- [Material]:
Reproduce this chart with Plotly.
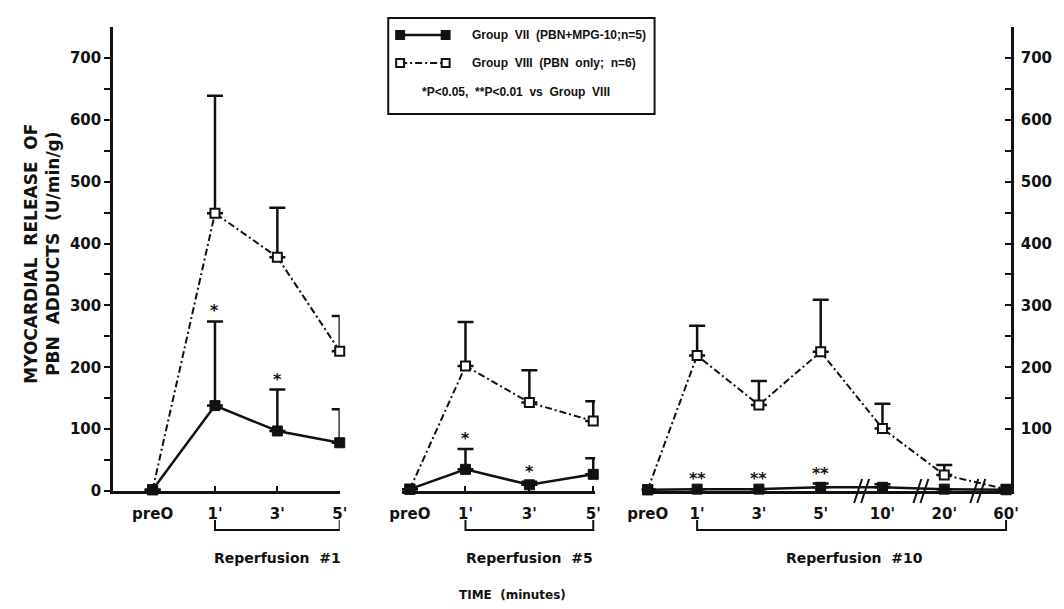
import plotly.graph_objects as go

# ---------------- data ----------------
CATS_SHORT = ["preO", "1'", "3'", "5'"]
CATS_LONG = ["preO", "1'", "3'", "5'", "10'", "20'", "60'"]

G7_R1 = [2, 138, 97, 78]
G7_R1_ERR = [0, 136, 67, 54]
G8_R1 = [2, 449, 378, 226]
G8_R1_ERR = [0, 190, 80, 57]

G7_R5 = [3, 35, 10, 27]
G7_R5_ERR = [0, 33, 5, 26]
G8_R5 = [3, 202, 143, 113]
G8_R5_ERR = [0, 71, 52, 32]

G7_R10 = [2, 3, 3, 6, 6, 3, 2]
G7_R10_ERR = [0, 0, 0, 6, 5, 0, 0]
G8_R10 = [2, 219, 139, 225, 101, 26, 3]
G8_R10_ERR = [0, 48, 39, 84, 40, 16, 0]

SIG_R1 = ["", "*", "*", ""]
SIG_R5 = ["", "*", "*", ""]
SIG_R10 = ["", "**", "**", "**", "", "", ""]

Y_TICKS = [0, 100, 200, 300, 400, 500, 600, 700]

# ---------------- layout constants ----------------
W, H = 1064, 609
L, R, T, B = 113, 44, 27, 118
PW, PH = W - L - R, H - T - B
FONT = "DejaVu Sans"
LFONT = "Liberation Sans"
BLACK = "#111111"

def pxx(x):
    return (x - L) / PW

def pxy(y):
    return (H - B - y) / PH

PREO_POS = [0.0, 0.13, 0.2]
PANELS = [
    dict(xa="x", cats=CATS_SHORT, g7=G7_R1, g7e=G7_R1_ERR, g8=G8_R1, g8e=G8_R1_ERR,
         sig=SIG_R1, dom=[pxx(113), pxx(342)], rng=[-0.635, 3.0], preo=PREO_POS[0],
         label="Reperfusion&nbsp;&nbsp;#1", lx=2.0),
    dict(xa="x2", cats=CATS_SHORT, g7=G7_R5, g7e=G7_R5_ERR, g8=G8_R5, g8e=G8_R5_ERR,
         sig=SIG_R5, dom=[pxx(405), pxx(600)], rng=[0.008, 3.03], preo=PREO_POS[1],
         label="Reperfusion&nbsp;&nbsp;#5", lx=2.0),
    dict(xa="x3", cats=CATS_LONG, g7=G7_R10, g7e=G7_R10_ERR, g8=G8_R10, g8e=G8_R10_ERR,
         sig=SIG_R10, dom=[pxx(647), 1.0], rng=[0.103, 6.08], preo=PREO_POS[2],
         label="Reperfusion&nbsp;&nbsp;#10", lx=3.55),
]
BREAKS = [3.67, 4.63, 5.55]

G8_DASH = "7px,3px,2px,3px"

fig = go.Figure()
annotations = []
shapes = []

for i, p in enumerate(PANELS):
    xs = [p["preo"]] + list(range(1, len(p["cats"])))
    # Group VIII (open squares, dash-dot)
    fig.add_trace(go.Scatter(
        x=xs, y=p["g8"], xaxis=p["xa"], yaxis="y", mode="lines+markers",
        line=dict(color=BLACK, width=2, dash=G8_DASH),
        marker=dict(symbol="square", size=9, color="white", line=dict(color=BLACK, width=2)),
        error_y=dict(type="data", symmetric=False, array=p["g8e"], arrayminus=[0] * len(xs),
                     color=BLACK, thickness=2.5, width=8),
        cliponaxis=False, showlegend=False, hoverinfo="skip"))
    # Group VII (filled squares, solid)
    fig.add_trace(go.Scatter(
        x=xs, y=p["g7"], xaxis=p["xa"], yaxis="y", mode="lines+markers",
        line=dict(color=BLACK, width=2.5),
        marker=dict(symbol="square", size=10, color=BLACK, line=dict(color=BLACK, width=1)),
        error_y=dict(type="data", symmetric=False, array=p["g7e"], arrayminus=[0] * len(xs),
                     color=BLACK, thickness=2.5, width=8),
        cliponaxis=False, showlegend=False, hoverinfo="skip"))
    # significance markers
    for x, v, e, s in zip(xs, p["g7"], p["g7e"], p["sig"]):
        if s:
            annotations.append(dict(
                x=x, y=v + e, xref=p["xa"], yref="y", text=s, showarrow=False,
                yanchor="bottom", yshift=-1,
                font=dict(family=FONT, size=16, color=BLACK, weight="bold")))
    # bracket under reperfusion points
    x_end = len(p["cats"]) - 1
    shapes.append(dict(
        type="path", xref=p["xa"], yref="paper",
        path=f"M 1,{pxy(520)} L 1,{pxy(530)} L {x_end},{pxy(530)} L {x_end},{pxy(520)}",
        line=dict(color=BLACK, width=2)))
    annotations.append(dict(
        x=p["lx"], y=pxy(558), xref=p["xa"], yref="paper", text=p["label"],
        showarrow=False, xanchor="center", yanchor="middle",
        font=dict(family=FONT, size=14, color=BLACK, weight="bold")))

    axis = dict(
        domain=p["dom"], range=p["rng"], anchor="y", showgrid=False, zeroline=False,
        showline=True, linecolor=BLACK, linewidth=2.5,
        tickmode="array", tickvals=xs, ticktext=p["cats"],
        ticks="inside", ticklen=5, tickwidth=2, tickcolor=BLACK,
        ticklabelstandoff=7,
        tickfont=dict(family=FONT, size=15, color=BLACK, weight="bold"))
    key = "xaxis" if i == 0 else f"xaxis{i + 1}"
    fig.update_layout(**{key: axis})

# invisible trace for the right-hand axis
fig.add_trace(go.Scatter(x=[], y=[], xaxis="x3", yaxis="y2", showlegend=False))

# axis breaks on the third panel
for b in BREAKS:
    for off in (-4, 3):
        shapes.append(dict(
            type="line", xref="x3", yref="paper", xsizemode="pixel", xanchor=b,
            x0=off - 4, x1=off + 4, y0=pxy(503), y1=pxy(479),
            line=dict(color=BLACK, width=2)))

minor50 = [v for v in range(0, 751, 50)]
fig.update_layout(
    yaxis=dict(
        range=[0, 750], anchor="x", showgrid=False, zeroline=False,
        showline=True, linecolor=BLACK, linewidth=2.5,
        tickmode="array", tickvals=[v for v in minor50 if v <= 700],
        ticktext=[str(v) if v in Y_TICKS else "" for v in minor50 if v <= 700],
        ticks="outside", ticklen=6, tickwidth=2, tickcolor=BLACK,
        tickfont=dict(family=FONT, size=15, color=BLACK, weight="bold")),
    yaxis2=dict(
        range=[0, 750], overlaying="y", side="right", anchor="x3",
        showgrid=False, zeroline=False,
        showline=True, linecolor=BLACK, linewidth=2.5,
        tickmode="array", tickvals=[v for v in minor50 if 100 <= v <= 700],
        ticktext=[str(v) if v in Y_TICKS else "" for v in minor50 if 100 <= v <= 700],
        ticks="inside", ticklen=6, tickwidth=2, tickcolor=BLACK, ticklabelstandoff=4,
        tickfont=dict(family=FONT, size=15, color=BLACK, weight="bold")),
)

# y-axis title and x-axis title
annotations.append(dict(
    x=pxx(41), y=pxy(254), xref="paper", yref="paper", textangle=-90, showarrow=False,
    xanchor="center", yanchor="middle",
    text="MYOCARDIAL&nbsp;&nbsp;RELEASE&nbsp;&nbsp;OF<br>PBN&nbsp;&nbsp;ADDUCTS&nbsp;&nbsp;(U/min/g)",
    font=dict(family=FONT, size=17, color=BLACK, weight="bold")))
annotations.append(dict(
    x=pxx(516), y=pxy(595), xref="paper", yref="paper", showarrow=False,
    xanchor="center", yanchor="middle",
    text="TIME&nbsp;&nbsp;(minutes)",
    font=dict(family=FONT, size=12, color=BLACK, weight="bold")))

# legend box
shapes.append(dict(type="rect", xref="paper", yref="paper",
                   x0=pxx(391), x1=pxx(660), y0=pxy(114), y1=pxy(18),
                   line=dict(color=BLACK, width=2), fillcolor="white", layer="below"))
legend_rows = [
    (35, "solid", BLACK, "Group&nbsp;&nbsp;VII&nbsp;&nbsp;(PBN+MPG-10;n=5)"),
    (63, G8_DASH, "white", "Group&nbsp;&nbsp;VIII&nbsp;&nbsp;(PBN&nbsp;&nbsp;only;&nbsp;&nbsp;n=6)"),
]
for yrow, dash, fill, label in legend_rows:
    shapes.append(dict(type="line", xref="paper", yref="paper",
                       x0=pxx(403), x1=pxx(449), y0=pxy(yrow), y1=pxy(yrow),
                       line=dict(color=BLACK, width=2.5 if dash == "solid" else 2, dash=dash)))
    for xc in (403, 449):
        shapes.append(dict(type="rect", xref="paper", yref="paper",
                           x0=pxx(xc - 4), x1=pxx(xc + 4), y0=pxy(yrow + 4), y1=pxy(yrow - 4),
                           line=dict(color=BLACK, width=2), fillcolor=fill))
    annotations.append(dict(x=pxx(474), y=pxy(yrow), xref="paper", yref="paper",
                            xanchor="left", yanchor="middle", showarrow=False, text=label,
                            font=dict(family=LFONT, size=12, color=BLACK, weight="bold")))
annotations.append(dict(x=pxx(423), y=pxy(92), xref="paper", yref="paper",
                        xanchor="left", yanchor="middle", showarrow=False,
                        text="*P&lt;0.05,&nbsp;&nbsp;**P&lt;0.01&nbsp;&nbsp;vs&nbsp;&nbsp;Group&nbsp;&nbsp;VIII",
                        font=dict(family=LFONT, size=12, color=BLACK, weight="bold")))

fig.update_layout(
    width=W, height=H, autosize=False,
    margin=dict(l=L, r=R, t=T, b=B, pad=0),
    paper_bgcolor="white", plot_bgcolor="white",
    shapes=shapes, annotations=annotations, showlegend=False,
)

fig.write_html("out.html")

- [What the task asks]: Pictures excluded, repeat exactly the lines from the top of the material through the line with "shapes = []", including both of those lines.

- [Output]:
Reproduce this chart with Plotly.
import plotly.graph_objects as go

# ---------------- data ----------------
CATS_SHORT = ["preO", "1'", "3'", "5'"]
CATS_LONG = ["preO", "1'", "3'", "5'", "10'", "20'", "60'"]

G7_R1 = [2, 138, 97, 78]
G7_R1_ERR = [0, 136, 67, 54]
G8_R1 = [2, 449, 378, 226]
G8_R1_ERR = [0, 190, 80, 57]

G7_R5 = [3, 35, 10, 27]
G7_R5_ERR = [0, 33, 5, 26]
G8_R5 = [3, 202, 143, 113]
G8_R5_ERR = [0, 71, 52, 32]

G7_R10 = [2, 3, 3, 6, 6, 3, 2]
G7_R10_ERR = [0, 0, 0, 6, 5, 0, 0]
G8_R10 = [2, 219, 139, 225, 101, 26, 3]
G8_R10_ERR = [0, 48, 39, 84, 40, 16, 0]

SIG_R1 = ["", "*", "*", ""]
SIG_R5 = ["", "*", "*", ""]
SIG_R10 = ["", "**", "**", "**", "", "", ""]

Y_TICKS = [0, 100, 200, 300, 400, 500, 600, 700]

# ---------------- layout constants ----------------
W, H = 1064, 609
L, R, T, B = 113, 44, 27, 118
PW, PH = W - L - R, H - T - B
FONT = "DejaVu Sans"
LFONT = "Liberation Sans"
BLACK = "#111111"

def pxx(x):
    return (x - L) / PW

def pxy(y):
    return (H - B - y) / PH

PREO_POS = [0.0, 0.13, 0.2]
PANELS = [
    dict(xa="x", cats=CATS_SHORT, g7=G7_R1, g7e=G7_R1_ERR, g8=G8_R1, g8e=G8_R1_ERR,
         sig=SIG_R1, dom=[pxx(113), pxx(342)], rng=[-0.635, 3.0], preo=PREO_POS[0],
         label="Reperfusion&nbsp;&nbsp;#1", lx=2.0),
    dict(xa="x2", cats=CATS_SHORT, g7=G7_R5, g7e=G7_R5_ERR, g8=G8_R5, g8e=G8_R5_ERR,
         sig=SIG_R5, dom=[pxx(405), pxx(600)], rng=[0.008, 3.03], preo=PREO_POS[1],
         label="Reperfusion&nbsp;&nbsp;#5", lx=2.0),
    dict(xa="x3", cats=CATS_LONG, g7=G7_R10, g7e=G7_R10_ERR, g8=G8_R10, g8e=G8_R10_ERR,
         sig=SIG_R10, dom=[pxx(647), 1.0], rng=[0.103, 6.08], preo=PREO_POS[2],
         label="Reperfusion&nbsp;&nbsp;#10", lx=3.55),
]
BREAKS = [3.67, 4.63, 5.55]

G8_DASH = "7px,3px,2px,3px"

fig = go.Figure()
annotations = []
shapes = []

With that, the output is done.